What the exercise asks: Type again, exactly, the lines below from the start through the line that includes "minimum width=176pt] (cereb)".

=====

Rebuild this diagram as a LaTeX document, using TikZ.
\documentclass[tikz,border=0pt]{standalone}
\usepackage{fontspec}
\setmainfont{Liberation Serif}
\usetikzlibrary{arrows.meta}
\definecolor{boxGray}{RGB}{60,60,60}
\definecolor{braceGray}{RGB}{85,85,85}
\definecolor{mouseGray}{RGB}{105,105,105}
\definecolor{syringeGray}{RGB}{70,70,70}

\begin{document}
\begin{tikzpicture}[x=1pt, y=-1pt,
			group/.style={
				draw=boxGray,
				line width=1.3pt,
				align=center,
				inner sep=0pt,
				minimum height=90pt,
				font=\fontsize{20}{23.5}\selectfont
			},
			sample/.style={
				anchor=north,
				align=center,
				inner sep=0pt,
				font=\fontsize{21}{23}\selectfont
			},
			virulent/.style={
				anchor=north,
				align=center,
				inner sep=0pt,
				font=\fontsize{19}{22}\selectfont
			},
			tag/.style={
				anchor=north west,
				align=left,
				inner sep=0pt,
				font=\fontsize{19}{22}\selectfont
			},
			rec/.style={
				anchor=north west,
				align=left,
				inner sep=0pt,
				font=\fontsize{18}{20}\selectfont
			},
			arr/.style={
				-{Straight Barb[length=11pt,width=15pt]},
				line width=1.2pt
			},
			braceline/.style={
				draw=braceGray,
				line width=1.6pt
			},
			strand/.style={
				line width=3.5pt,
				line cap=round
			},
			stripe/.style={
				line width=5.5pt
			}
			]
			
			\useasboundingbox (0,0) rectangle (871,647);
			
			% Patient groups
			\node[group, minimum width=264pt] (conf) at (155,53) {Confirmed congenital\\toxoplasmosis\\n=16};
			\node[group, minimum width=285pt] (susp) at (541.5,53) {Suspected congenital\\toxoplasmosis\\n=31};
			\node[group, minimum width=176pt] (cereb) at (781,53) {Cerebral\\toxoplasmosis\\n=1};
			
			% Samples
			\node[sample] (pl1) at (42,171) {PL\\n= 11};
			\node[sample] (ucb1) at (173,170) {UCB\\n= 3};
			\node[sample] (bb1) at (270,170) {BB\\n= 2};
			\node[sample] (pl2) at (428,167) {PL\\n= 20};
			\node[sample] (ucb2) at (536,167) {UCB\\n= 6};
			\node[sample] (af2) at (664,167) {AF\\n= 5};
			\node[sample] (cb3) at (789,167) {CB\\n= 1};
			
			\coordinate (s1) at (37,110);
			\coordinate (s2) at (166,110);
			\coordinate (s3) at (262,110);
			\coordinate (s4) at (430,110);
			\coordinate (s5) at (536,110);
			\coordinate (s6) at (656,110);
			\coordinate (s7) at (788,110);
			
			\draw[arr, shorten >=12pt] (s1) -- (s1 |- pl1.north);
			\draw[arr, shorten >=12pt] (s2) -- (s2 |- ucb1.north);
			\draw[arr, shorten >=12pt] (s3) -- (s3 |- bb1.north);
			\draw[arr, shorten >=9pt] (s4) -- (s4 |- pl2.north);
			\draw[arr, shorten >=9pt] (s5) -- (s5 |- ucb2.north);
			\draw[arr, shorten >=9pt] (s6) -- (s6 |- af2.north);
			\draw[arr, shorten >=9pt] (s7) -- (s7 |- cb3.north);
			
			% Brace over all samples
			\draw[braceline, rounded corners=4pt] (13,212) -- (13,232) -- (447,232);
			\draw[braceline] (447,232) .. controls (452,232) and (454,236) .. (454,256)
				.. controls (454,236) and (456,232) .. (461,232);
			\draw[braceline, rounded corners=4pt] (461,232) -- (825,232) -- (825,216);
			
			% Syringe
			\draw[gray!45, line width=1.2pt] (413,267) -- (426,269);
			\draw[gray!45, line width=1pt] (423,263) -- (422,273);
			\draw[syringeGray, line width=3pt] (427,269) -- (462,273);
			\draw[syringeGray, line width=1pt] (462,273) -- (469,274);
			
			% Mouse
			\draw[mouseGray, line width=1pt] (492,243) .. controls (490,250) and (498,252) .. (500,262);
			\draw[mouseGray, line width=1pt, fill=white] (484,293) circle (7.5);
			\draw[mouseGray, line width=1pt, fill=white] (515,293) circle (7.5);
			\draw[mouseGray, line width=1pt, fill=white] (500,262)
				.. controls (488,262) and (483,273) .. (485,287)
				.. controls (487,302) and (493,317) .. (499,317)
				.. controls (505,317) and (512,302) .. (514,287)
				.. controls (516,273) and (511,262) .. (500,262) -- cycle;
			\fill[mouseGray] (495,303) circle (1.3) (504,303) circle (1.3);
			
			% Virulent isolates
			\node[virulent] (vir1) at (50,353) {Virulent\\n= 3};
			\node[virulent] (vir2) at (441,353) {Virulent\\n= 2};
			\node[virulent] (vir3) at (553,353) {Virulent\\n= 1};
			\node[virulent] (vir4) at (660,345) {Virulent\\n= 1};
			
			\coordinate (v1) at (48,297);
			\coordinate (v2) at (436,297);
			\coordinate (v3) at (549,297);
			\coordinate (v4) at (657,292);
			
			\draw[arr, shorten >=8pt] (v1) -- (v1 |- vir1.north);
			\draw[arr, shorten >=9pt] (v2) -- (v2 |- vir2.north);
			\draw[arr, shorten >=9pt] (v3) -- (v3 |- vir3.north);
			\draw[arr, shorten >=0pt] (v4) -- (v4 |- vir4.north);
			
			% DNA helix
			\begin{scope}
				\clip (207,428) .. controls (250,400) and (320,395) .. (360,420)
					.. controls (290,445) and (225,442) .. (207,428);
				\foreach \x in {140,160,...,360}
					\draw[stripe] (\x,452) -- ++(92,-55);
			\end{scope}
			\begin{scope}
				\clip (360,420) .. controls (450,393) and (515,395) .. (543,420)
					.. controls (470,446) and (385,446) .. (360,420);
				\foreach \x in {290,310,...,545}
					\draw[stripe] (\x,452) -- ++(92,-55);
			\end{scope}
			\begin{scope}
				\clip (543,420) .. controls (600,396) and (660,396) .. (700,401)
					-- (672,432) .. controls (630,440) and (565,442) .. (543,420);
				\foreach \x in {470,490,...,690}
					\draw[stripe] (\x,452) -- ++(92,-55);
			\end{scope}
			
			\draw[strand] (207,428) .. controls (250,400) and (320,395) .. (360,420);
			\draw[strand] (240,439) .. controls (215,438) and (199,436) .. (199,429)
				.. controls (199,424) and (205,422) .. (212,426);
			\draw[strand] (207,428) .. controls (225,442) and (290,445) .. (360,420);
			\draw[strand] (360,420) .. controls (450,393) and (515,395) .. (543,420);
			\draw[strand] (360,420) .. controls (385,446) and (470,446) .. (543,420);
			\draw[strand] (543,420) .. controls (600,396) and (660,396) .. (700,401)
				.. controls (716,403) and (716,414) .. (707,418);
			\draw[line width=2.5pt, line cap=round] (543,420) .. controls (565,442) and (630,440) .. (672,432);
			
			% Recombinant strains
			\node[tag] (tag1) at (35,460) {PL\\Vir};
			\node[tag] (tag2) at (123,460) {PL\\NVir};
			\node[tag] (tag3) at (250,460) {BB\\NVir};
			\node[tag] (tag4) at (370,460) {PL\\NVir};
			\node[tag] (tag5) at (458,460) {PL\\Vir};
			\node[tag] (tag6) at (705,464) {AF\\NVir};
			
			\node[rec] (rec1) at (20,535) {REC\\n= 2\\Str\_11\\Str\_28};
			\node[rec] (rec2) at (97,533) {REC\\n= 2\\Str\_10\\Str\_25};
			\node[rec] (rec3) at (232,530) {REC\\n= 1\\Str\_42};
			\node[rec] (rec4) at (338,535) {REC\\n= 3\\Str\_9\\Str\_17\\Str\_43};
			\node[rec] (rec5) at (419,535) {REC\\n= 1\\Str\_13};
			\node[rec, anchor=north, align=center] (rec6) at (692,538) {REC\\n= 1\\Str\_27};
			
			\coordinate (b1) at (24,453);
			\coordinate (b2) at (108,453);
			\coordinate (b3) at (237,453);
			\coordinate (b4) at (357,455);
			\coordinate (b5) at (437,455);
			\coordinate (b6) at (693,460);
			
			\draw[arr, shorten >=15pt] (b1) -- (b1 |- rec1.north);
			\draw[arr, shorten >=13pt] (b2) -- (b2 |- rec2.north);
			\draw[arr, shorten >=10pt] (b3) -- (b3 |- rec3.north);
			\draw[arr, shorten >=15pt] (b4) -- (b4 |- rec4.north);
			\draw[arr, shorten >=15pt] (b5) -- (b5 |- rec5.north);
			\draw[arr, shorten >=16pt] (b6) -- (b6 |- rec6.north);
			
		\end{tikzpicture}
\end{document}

=====

Answer to the problem:
Rebuild this diagram as a LaTeX document, using TikZ.
\documentclass[tikz,border=0pt]{standalone}
\usepackage{fontspec}
\setmainfont{Liberation Serif}
\usetikzlibrary{arrows.meta}
\definecolor{boxGray}{RGB}{60,60,60}
\definecolor{braceGray}{RGB}{85,85,85}
\definecolor{mouseGray}{RGB}{105,105,105}
\definecolor{syringeGray}{RGB}{70,70,70}

\begin{document}
\begin{tikzpicture}[x=1pt, y=-1pt,
			group/.style={
				draw=boxGray,
				line width=1.3pt,
				align=center,
				inner sep=0pt,
				minimum height=90pt,
				font=\fontsize{20}{23.5}\selectfont
			},
			sample/.style={
				anchor=north,
				align=center,
				inner sep=0pt,
				font=\fontsize{21}{23}\selectfont
			},
			virulent/.style={
				anchor=north,
				align=center,
				inner sep=0pt,
				font=\fontsize{19}{22}\selectfont
			},
			tag/.style={
				anchor=north west,
				align=left,
				inner sep=0pt,
				font=\fontsize{19}{22}\selectfont
			},
			rec/.style={
				anchor=north west,
				align=left,
				inner sep=0pt,
				font=\fontsize{18}{20}\selectfont
			},
			arr/.style={
				-{Straight Barb[length=11pt,width=15pt]},
				line width=1.2pt
			},
			braceline/.style={
				draw=braceGray,
				line width=1.6pt
			},
			strand/.style={
				line width=3.5pt,
				line cap=round
			},
			stripe/.style={
				line width=5.5pt
			}
			]
			
			\useasboundingbox (0,0) rectangle (871,647);
			
			% Patient groups
			\node[group, minimum width=264pt] (conf) at (155,53) {Confirmed congenital\\toxoplasmosis\\n=16};
			\node[group, minimum width=285pt] (susp) at (541.5,53) {Suspected congenital\\toxoplasmosis\\n=31};
			\node[group, minimum width=176pt] (cereb) at (781,53) {Cerebral\\toxoplasmosis\\n=1};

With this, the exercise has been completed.